Given exercise -
Stop after the line containing "YEARS = [2006, 2007, 2008]": print each line exactly from the first line of the listing up to that point.

======== Information provided

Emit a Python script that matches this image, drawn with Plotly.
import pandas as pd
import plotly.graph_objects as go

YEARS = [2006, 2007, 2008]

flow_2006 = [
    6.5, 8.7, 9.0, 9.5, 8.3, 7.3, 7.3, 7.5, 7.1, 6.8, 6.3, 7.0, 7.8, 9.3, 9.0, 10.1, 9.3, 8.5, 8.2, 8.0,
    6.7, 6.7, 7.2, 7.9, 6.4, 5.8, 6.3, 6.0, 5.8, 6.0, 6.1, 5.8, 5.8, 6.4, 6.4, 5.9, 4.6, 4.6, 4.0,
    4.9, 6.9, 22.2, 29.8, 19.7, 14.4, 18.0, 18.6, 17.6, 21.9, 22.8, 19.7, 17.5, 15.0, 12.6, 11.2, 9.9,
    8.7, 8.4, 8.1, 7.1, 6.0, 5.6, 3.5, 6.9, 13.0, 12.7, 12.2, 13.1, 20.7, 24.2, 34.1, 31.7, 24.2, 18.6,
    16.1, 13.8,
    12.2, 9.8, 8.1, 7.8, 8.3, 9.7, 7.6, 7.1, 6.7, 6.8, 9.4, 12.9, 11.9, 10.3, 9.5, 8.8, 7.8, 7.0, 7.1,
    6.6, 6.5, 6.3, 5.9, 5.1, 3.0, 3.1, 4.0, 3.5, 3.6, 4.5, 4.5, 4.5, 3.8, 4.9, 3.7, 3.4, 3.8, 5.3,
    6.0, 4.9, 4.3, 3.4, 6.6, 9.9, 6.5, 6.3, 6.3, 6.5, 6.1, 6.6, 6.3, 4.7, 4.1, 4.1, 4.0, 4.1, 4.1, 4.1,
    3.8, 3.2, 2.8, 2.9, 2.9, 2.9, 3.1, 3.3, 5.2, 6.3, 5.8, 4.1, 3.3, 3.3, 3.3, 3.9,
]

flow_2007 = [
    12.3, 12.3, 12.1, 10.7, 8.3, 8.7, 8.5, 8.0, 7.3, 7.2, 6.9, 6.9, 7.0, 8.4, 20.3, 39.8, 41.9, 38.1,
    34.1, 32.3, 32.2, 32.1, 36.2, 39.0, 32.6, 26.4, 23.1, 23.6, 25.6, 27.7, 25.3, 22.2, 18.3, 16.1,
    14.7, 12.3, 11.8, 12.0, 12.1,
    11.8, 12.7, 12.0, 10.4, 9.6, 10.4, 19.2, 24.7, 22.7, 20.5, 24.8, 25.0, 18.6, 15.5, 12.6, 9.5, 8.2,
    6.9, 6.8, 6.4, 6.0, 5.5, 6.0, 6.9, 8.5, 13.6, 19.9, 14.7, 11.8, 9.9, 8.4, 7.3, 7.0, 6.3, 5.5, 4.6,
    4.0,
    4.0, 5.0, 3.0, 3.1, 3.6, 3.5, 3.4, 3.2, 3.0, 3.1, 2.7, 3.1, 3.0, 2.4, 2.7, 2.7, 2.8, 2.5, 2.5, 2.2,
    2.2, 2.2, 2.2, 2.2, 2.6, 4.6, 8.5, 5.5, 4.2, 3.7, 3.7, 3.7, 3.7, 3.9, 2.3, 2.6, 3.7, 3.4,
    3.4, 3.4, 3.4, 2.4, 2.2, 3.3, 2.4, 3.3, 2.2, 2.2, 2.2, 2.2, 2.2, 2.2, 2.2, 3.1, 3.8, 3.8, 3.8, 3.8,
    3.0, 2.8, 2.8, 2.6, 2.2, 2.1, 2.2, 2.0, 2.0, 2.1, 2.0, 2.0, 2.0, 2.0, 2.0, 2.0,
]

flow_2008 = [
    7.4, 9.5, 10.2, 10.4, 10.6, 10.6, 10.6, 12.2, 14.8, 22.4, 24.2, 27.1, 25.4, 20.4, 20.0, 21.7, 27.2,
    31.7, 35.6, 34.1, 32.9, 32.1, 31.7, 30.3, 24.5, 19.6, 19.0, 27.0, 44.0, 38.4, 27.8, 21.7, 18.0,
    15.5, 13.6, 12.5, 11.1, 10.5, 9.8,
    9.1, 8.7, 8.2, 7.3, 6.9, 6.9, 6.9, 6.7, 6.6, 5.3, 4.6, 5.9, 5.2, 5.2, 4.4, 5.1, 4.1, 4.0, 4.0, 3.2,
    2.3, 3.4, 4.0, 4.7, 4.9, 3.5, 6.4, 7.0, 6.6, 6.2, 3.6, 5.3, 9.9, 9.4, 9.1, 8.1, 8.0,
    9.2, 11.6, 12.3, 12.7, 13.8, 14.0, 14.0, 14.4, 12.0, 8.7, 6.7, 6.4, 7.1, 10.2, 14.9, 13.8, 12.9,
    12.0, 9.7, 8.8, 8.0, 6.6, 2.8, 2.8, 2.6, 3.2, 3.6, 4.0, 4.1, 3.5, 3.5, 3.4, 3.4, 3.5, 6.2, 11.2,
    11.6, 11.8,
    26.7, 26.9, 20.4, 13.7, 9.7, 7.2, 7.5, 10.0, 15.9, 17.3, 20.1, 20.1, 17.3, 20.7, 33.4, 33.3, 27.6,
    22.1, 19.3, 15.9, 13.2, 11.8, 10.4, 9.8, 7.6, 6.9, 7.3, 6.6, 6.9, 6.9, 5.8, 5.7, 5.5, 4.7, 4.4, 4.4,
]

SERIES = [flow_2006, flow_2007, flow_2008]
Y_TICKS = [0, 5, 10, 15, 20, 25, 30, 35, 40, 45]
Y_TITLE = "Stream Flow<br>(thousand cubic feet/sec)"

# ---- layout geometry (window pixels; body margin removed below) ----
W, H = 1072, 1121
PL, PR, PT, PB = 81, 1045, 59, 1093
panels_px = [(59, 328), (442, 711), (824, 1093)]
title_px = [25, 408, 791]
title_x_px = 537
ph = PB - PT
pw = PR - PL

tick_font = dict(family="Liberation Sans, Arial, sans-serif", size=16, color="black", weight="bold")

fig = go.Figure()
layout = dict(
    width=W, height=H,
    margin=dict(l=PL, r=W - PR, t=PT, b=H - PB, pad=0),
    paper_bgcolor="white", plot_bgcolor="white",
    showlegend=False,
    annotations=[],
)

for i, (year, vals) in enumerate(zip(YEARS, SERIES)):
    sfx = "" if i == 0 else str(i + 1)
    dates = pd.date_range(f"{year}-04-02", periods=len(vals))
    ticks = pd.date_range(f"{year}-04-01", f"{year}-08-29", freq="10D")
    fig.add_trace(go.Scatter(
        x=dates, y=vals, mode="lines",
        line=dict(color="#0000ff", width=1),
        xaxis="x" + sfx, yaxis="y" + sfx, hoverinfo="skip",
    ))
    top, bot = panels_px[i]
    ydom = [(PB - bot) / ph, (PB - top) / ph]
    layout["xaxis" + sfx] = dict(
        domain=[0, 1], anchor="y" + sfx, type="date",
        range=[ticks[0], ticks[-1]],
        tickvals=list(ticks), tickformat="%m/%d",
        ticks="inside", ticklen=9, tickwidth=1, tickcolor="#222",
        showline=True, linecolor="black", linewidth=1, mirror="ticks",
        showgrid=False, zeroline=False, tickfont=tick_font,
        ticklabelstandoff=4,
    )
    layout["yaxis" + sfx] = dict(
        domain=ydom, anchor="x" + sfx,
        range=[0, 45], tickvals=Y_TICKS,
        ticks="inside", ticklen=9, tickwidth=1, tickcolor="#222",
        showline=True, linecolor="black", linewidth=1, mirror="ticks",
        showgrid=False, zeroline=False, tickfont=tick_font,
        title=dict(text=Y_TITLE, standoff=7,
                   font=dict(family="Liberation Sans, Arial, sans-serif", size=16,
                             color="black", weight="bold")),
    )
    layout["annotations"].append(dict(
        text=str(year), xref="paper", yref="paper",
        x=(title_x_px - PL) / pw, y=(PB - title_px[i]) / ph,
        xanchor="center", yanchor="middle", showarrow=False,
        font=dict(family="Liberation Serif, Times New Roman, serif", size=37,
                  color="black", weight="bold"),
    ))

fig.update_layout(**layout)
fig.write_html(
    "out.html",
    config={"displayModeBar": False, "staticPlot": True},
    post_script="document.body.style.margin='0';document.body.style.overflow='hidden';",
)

================

Correct output -
Emit a Python script that matches this image, drawn with Plotly.
import pandas as pd
import plotly.graph_objects as go

YEARS = [2006, 2007, 2008]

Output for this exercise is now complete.